Olaf Scholz a quant à lui tenu à souligner que le soutien de l’Union européenne à l’Ukraine ne faiblirait pas. Le chancelier allemand a aussi rappelé que Viktor Orban ne représentait pas l’UE lors de cette visite, soulignant que le “message clair de l’Union est que l’Ukraine peut compter sur notre solidarité”.
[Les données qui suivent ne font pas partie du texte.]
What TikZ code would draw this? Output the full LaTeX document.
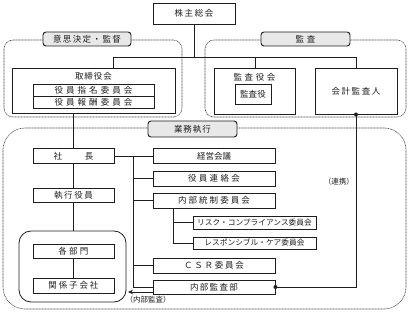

L’Otan, enfin, a également tenu à prendre ses distances avec cette visite controversée. “Bien sûr, Viktor Orban ne représente pas l’Otan à ces rencontres, il représente son propre pays”, a déclaré devant la presse le secrétaire général de l’organisation, Jens Stoltenberg, soulignant toutefois que l’Alliance atlantique avait été “informée” de ce déplacement. “Ce qui compte, c’est que je m’attends à ce que la Hongrie souscrive aux décisions de l’Otan”, a-t-il insisté, rappelant que les pays de l’Alliance ont tous “condamné l’invasion russe, soutenu l’intégrité territoriale et la souveraineté de l’Ukraine, et exprimé très clairement que la Russie est responsable de cette guerre, que la Russie est l’agresseur”.

La colère de Kiev

La diplomatie ukrainienne a de son côté fustigé la visite “sans aucun accord ou coordination” avec Kiev du Premier ministre Viktor Orban à Moscou pour parler de l’Ukraine avec Vladimir Poutine. “Nous rappelons que pour notre pays, le principe ‘pas d’accord sur l’Ukraine sans l’Ukraine’ reste inviolable”, a martelé le ministère dans son communiqué.

Lors de sa visite à Kiev, Viktor Orban avait déjà jugé que l’Ukraine devait accepter un cessez-le-feu. Une position pourtant balayée par les Occidentaux et Ukrainiens, Kiev réclamant le retrait des troupes russes et le respect de son intégrité territoriale.